Brammer v. Wilder, 122 Tex. 247, 57 S.W.2d 571, 573; cited by respondents, is not in point here, because the opinion opens with the express statement, “We think that the facts stated in the certificate show as a matter of law that the partnership of Brammer & Wilder had not been dissolved up to the time of the death of J. L. Bram-mer.” (Italics ours.) Although the partners did intend to wind up the firm business, they had not actually done so when the insured partner died. During the interval of less than four months from the time they decided to quit until Brammer’s death the partnership not only carried on with pending contracts but undertook some new business. In Smith v.
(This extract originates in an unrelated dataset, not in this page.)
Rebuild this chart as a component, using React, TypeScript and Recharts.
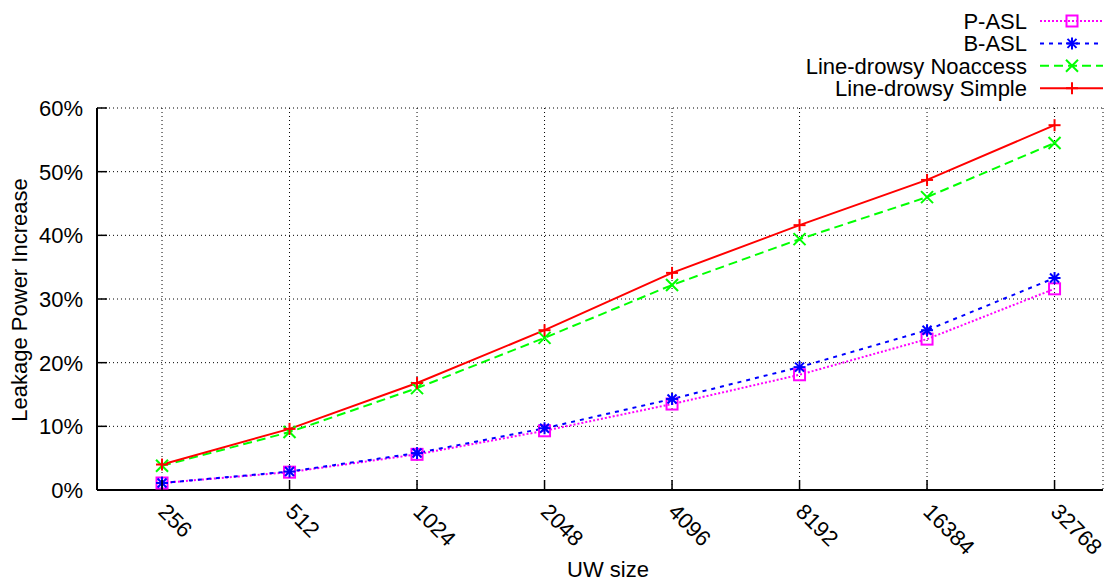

Schoellkopf, Tex.Civ.App., 68 S.W.2d 346, the insured owed his former partner, the beneficiary, more than the policies amounted to, so the latter recovered, not as survivor of the dissolved partnership but as a creditor.
In our conclusion in this case, we do not mean to hold that the insurable interest of a corporation in its officers and stockholders can never survive the statutory period of liquidation when the insured dies within that time. Each case must stand or fall on its own peculiar facts under our well established definition of “insurable interest.”
The judgment of the Court of Civil Appeals is reversed; that of the trial court is affirmed.
Opinion adopted by the Supreme Court.